§ Objective
For the copy, please give all of the data again exactly and leave the pictures out.

-- START OF Data shown --

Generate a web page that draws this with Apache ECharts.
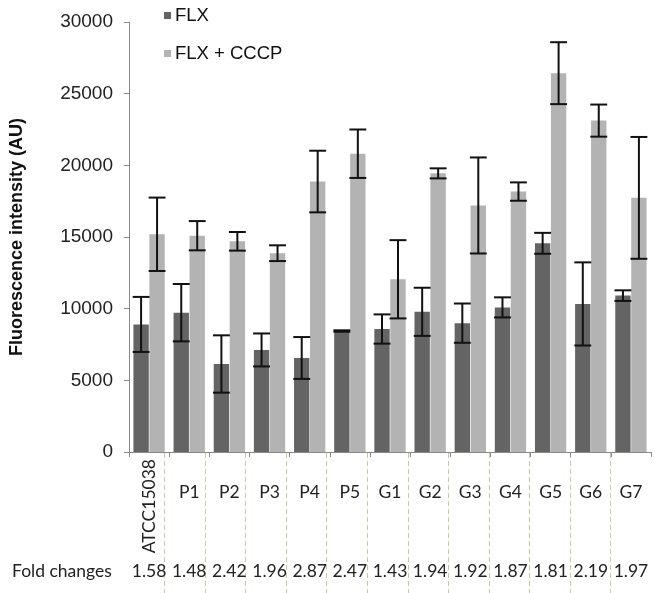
<!DOCTYPE html>
<html>
<head>
<meta charset="utf-8">
<script src="https://cdn.jsdelivr.net/npm/echarts@6/dist/echarts.min.js"></script>
<style>html,body{margin:0;padding:0;background:#fff;}#c{width:655px;height:593px;}</style>
</head>
<body>
<div id="c"></div>
<script>
var categories = ['ATCC15038','P1','P2','P3','P4','P5','G1','G2','G3','G4','G5','G6','G7'];
var flx =      [8900, 9720, 6140, 7120, 6560, 8440, 8580, 9780, 8990, 10090, 14560, 10330, 10910];
var flxErr =   [1920, 2000, 2000, 1150, 1460,   50, 1020, 1680, 1370,   700,   730,  2900,   370];
var cccp =     [15190, 15090, 14700, 13870, 18870, 20810, 12050, 19440, 17200, 18170, 26430, 23120, 17730];
var cccpErr =  [2560, 1020, 650, 550, 2150, 1690, 2730, 350, 3350, 640, 2160, 1120, 4250];
var foldChanges = [1.58, 1.48, 2.42, 1.96, 2.87, 2.47, 1.43, 1.94, 1.92, 1.87, 1.81, 2.19, 1.97];
var yTicks = {min: 0, max: 30000, interval: 5000};

var CAT_GAP = 0.22, BAR_GAP = 0.04;
var chart = echarts.init(document.getElementById('c'));

function errData(vals, errs, side) {
  return vals.map(function (v, i) { return [i, v, errs[i], side]; });
}
function renderErr(params, api) {
  var i = api.value(0), v = api.value(1), e = api.value(2), side = api.value(3);
  var band = api.size([1, 0])[0];
  var bw = band * (1 - CAT_GAP) / (2 + BAR_GAP);
  var off = side * (bw + bw * BAR_GAP) / 2;
  var top = api.coord([i, v + e]);
  var bot = api.coord([i, v - e]);
  var x = top[0] + off;
  var half = bw * 0.55;
  var st = {stroke: '#111', lineWidth: 2};
  return {type: 'group', children: [
    {type: 'line', shape: {x1: x, y1: top[1], x2: x, y2: bot[1]}, style: st},
    {type: 'line', shape: {x1: x - half, y1: top[1], x2: x + half, y2: top[1]}, style: st},
    {type: 'line', shape: {x1: x - half, y1: bot[1], x2: x + half, y2: bot[1]}, style: st}
  ]};
}

var labelFont = 'Lato, "Open Sans", sans-serif';
var arial = 'Arial, "Liberation Sans", sans-serif';
var option = {
  animation: false,
  backgroundColor: '#fff',
  legend: {
    orient: 'vertical', left: 159, top: 1, itemWidth: 7, itemHeight: 7, itemGap: 19,
    icon: 'rect',
    textStyle: {fontFamily: arial, fontSize: 18.5, color: '#111', padding: [0,0,0,-1]},
    data: ['FLX', 'FLX + CCCP']
  },
  grid: [
    {left: 124, right: 4, top: 22, bottom: 141, containLabel: false},
    {left: 124, right: 4, top: 453, bottom: 0, containLabel: false}
  ],
  xAxis: [
    {type: 'category', gridIndex: 0, data: categories,
     axisLine: {lineStyle: {color: '#8a8a8a', width: 1}},
     axisTick: {show: true, length: 5, lineStyle: {color: '#8a8a8a'}},
     axisLabel: {fontFamily: labelFont, fontSize: 17.5, color: '#222', margin: 31,
       formatter: function (v, i) { return i === 0 ? '' : v; }}},
    {type: 'category', gridIndex: 0, data: categories, position: 'bottom',
     axisLine: {show: false}, axisTick: {show: false},
     axisLabel: {fontFamily: labelFont, fontSize: 17.5, color: '#222', margin: 7, rotate: 90, interval: 0,
       formatter: function (v, i) { return i === 0 ? v : ''; }}},
    {type: 'category', gridIndex: 0, data: foldChanges.map(function (f) { return f.toFixed(2); }), position: 'bottom',
     axisLine: {show: false}, axisTick: {show: false},
     axisLabel: {fontFamily: labelFont, fontSize: 17.5, color: '#222', margin: 110, interval: 0}},
    {type: 'category', gridIndex: 1, data: categories,
     axisLine: {show: false}, axisTick: {show: false}, axisLabel: {show: false},
     splitLine: {show: true, showMinLine: false, showMaxLine: false, interval: 0,
       lineStyle: {color: '#cbc79e', type: [5, 3], width: 1}}}
  ],
  yAxis: [
    {type: 'value', gridIndex: 0, min: yTicks.min, max: yTicks.max, interval: yTicks.interval,
     name: 'Fluorescence intensity (AU)', nameLocation: 'middle', nameGap: 103,
     nameTextStyle: {fontFamily: arial, fontSize: 18, fontWeight: 'bold', color: '#111'},
     axisLine: {show: true, lineStyle: {color: '#8a8a8a', width: 1}},
     axisTick: {show: true, length: 5, lineStyle: {color: '#8a8a8a'}},
     splitLine: {show: false},
     axisLabel: {fontFamily: arial, fontSize: 19, color: '#222', margin: 16,
       formatter: function (v) { return String(v); }}},
    {type: 'value', gridIndex: 1, show: false, min: 0, max: 1, splitLine: {show: false}}
  ],
  graphic: [
    {type: 'text', left: 12, top: 562, style: {text: 'Fold changes', fontFamily: labelFont, fontSize: 17.5, fill: '#222'}}
  ],
  series: [
    {name: 'FLX', type: 'bar', data: flx, itemStyle: {color: '#646464'}, barGap: (BAR_GAP * 100) + '%', barCategoryGap: (CAT_GAP * 100) + '%'},
    {name: 'FLX + CCCP', type: 'bar', data: cccp, itemStyle: {color: '#b3b3b3'}},
    {type: 'custom', renderItem: renderErr, data: errData(flx, flxErr, -1), z: 5, encode: {x: 0, y: 1}},
    {type: 'custom', renderItem: renderErr, data: errData(cccp, cccpErr, 1), z: 5, encode: {x: 0, y: 1}}
  ]
};
chart.setOption(option);
</script>
</body>
</html>
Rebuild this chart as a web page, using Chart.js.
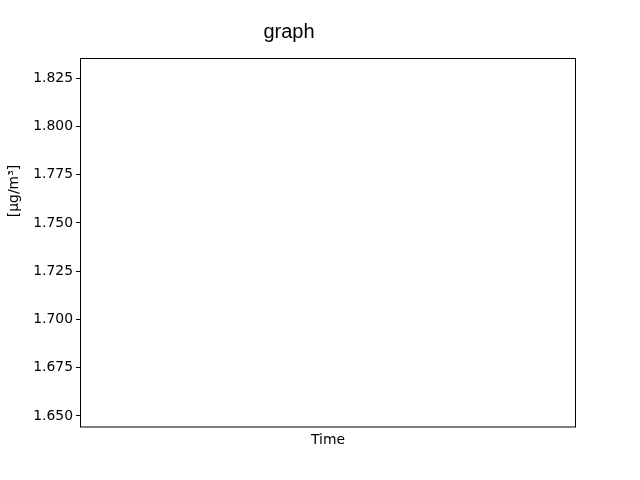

-- END OF Data shown --

§ Solution to the exercise
Generate a web page that draws this with Apache ECharts.
<!DOCTYPE html>
<html>
<head>
<meta charset="utf-8">
<script src="https://cdn.jsdelivr.net/npm/echarts@6/dist/echarts.min.js"></script>
<style>html,body{margin:0;padding:0;background:#fff;}#c{width:655px;height:593px;}</style>
</head>
<body>
<div id="c"></div>
<script>
var categories = ['ATCC15038','P1','P2','P3','P4','P5','G1','G2','G3','G4','G5','G6','G7'];
var flx =      [8900, 9720, 6140, 7120, 6560, 8440, 8580, 9780, 8990, 10090, 14560, 10330, 10910];
var flxErr =   [1920, 2000, 2000, 1150, 1460,   50, 1020, 1680, 1370,   700,   730,  2900,   370];
var cccp =     [15190, 15090, 14700, 13870, 18870, 20810, 12050, 19440, 17200, 18170, 26430, 23120, 17730];
var cccpErr =  [2560, 1020, 650, 550, 2150, 1690, 2730, 350, 3350, 640, 2160, 1120, 4250];
var foldChanges = [1.58, 1.48, 2.42, 1.96, 2.87, 2.47, 1.43, 1.94, 1.92, 1.87, 1.81, 2.19, 1.97];
var yTicks = {min: 0, max: 30000, interval: 5000};

var CAT_GAP = 0.22, BAR_GAP = 0.04;
var chart = echarts.init(document.getElementById('c'));

function errData(vals, errs, side) {
  return vals.map(function (v, i) { return [i, v, errs[i], side]; });
}
function renderErr(params, api) {
  var i = api.value(0), v = api.value(1), e = api.value(2), side = api.value(3);
  var band = api.size([1, 0])[0];
  var bw = band * (1 - CAT_GAP) / (2 + BAR_GAP);
  var off = side * (bw + bw * BAR_GAP) / 2;
  var top = api.coord([i, v + e]);
  var bot = api.coord([i, v - e]);
  var x = top[0] + off;
  var half = bw * 0.55;
  var st = {stroke: '#111', lineWidth: 2};
  return {type: 'group', children: [
    {type: 'line', shape: {x1: x, y1: top[1], x2: x, y2: bot[1]}, style: st},
    {type: 'line', shape: {x1: x - half, y1: top[1], x2: x + half, y2: top[1]}, style: st},
    {type: 'line', shape: {x1: x - half, y1: bot[1], x2: x + half, y2: bot[1]}, style: st}
  ]};
}

var labelFont = 'Lato, "Open Sans", sans-serif';
var arial = 'Arial, "Liberation Sans", sans-serif';
var option = {
  animation: false,
  backgroundColor: '#fff',
  legend: {
    orient: 'vertical', left: 159, top: 1, itemWidth: 7, itemHeight: 7, itemGap: 19,
    icon: 'rect',
    textStyle: {fontFamily: arial, fontSize: 18.5, color: '#111', padding: [0,0,0,-1]},
    data: ['FLX', 'FLX + CCCP']
  },
  grid: [
    {left: 124, right: 4, top: 22, bottom: 141, containLabel: false},
    {left: 124, right: 4, top: 453, bottom: 0, containLabel: false}
  ],
  xAxis: [
    {type: 'category', gridIndex: 0, data: categories,
     axisLine: {lineStyle: {color: '#8a8a8a', width: 1}},
     axisTick: {show: true, length: 5, lineStyle: {color: '#8a8a8a'}},
     axisLabel: {fontFamily: labelFont, fontSize: 17.5, color: '#222', margin: 31,
       formatter: function (v, i) { return i === 0 ? '' : v; }}},
    {type: 'category', gridIndex: 0, data: categories, position: 'bottom',
     axisLine: {show: false}, axisTick: {show: false},
     axisLabel: {fontFamily: labelFont, fontSize: 17.5, color: '#222', margin: 7, rotate: 90, interval: 0,
       formatter: function (v, i) { return i === 0 ? v : ''; }}},
    {type: 'category', gridIndex: 0, data: foldChanges.map(function (f) { return f.toFixed(2); }), position: 'bottom',
     axisLine: {show: false}, axisTick: {show: false},
     axisLabel: {fontFamily: labelFont, fontSize: 17.5, color: '#222', margin: 110, interval: 0}},
    {type: 'category', gridIndex: 1, data: categories,
     axisLine: {show: false}, axisTick: {show: false}, axisLabel: {show: false},
     splitLine: {show: true, showMinLine: false, showMaxLine: false, interval: 0,
       lineStyle: {color: '#cbc79e', type: [5, 3], width: 1}}}
  ],
  yAxis: [
    {type: 'value', gridIndex: 0, min: yTicks.min, max: yTicks.max, interval: yTicks.interval,
     name: 'Fluorescence intensity (AU)', nameLocation: 'middle', nameGap: 103,
     nameTextStyle: {fontFamily: arial, fontSize: 18, fontWeight: 'bold', color: '#111'},
     axisLine: {show: true, lineStyle: {color: '#8a8a8a', width: 1}},
     axisTick: {show: true, length: 5, lineStyle: {color: '#8a8a8a'}},
     splitLine: {show: false},
     axisLabel: {fontFamily: arial, fontSize: 19, color: '#222', margin: 16,
       formatter: function (v) { return String(v); }}},
    {type: 'value', gridIndex: 1, show: false, min: 0, max: 1, splitLine: {show: false}}
  ],
  graphic: [
    {type: 'text', left: 12, top: 562, style: {text: 'Fold changes', fontFamily: labelFont, fontSize: 17.5, fill: '#222'}}
  ],
  series: [
    {name: 'FLX', type: 'bar', data: flx, itemStyle: {color: '#646464'}, barGap: (BAR_GAP * 100) + '%', barCategoryGap: (CAT_GAP * 100) + '%'},
    {name: 'FLX + CCCP', type: 'bar', data: cccp, itemStyle: {color: '#b3b3b3'}},
    {type: 'custom', renderItem: renderErr, data: errData(flx, flxErr, -1), z: 5, encode: {x: 0, y: 1}},
    {type: 'custom', renderItem: renderErr, data: errData(cccp, cccpErr, 1), z: 5, encode: {x: 0, y: 1}}
  ]
};
chart.setOption(option);
</script>
</body>
</html>
Rebuild this chart as a web page, using Chart.js.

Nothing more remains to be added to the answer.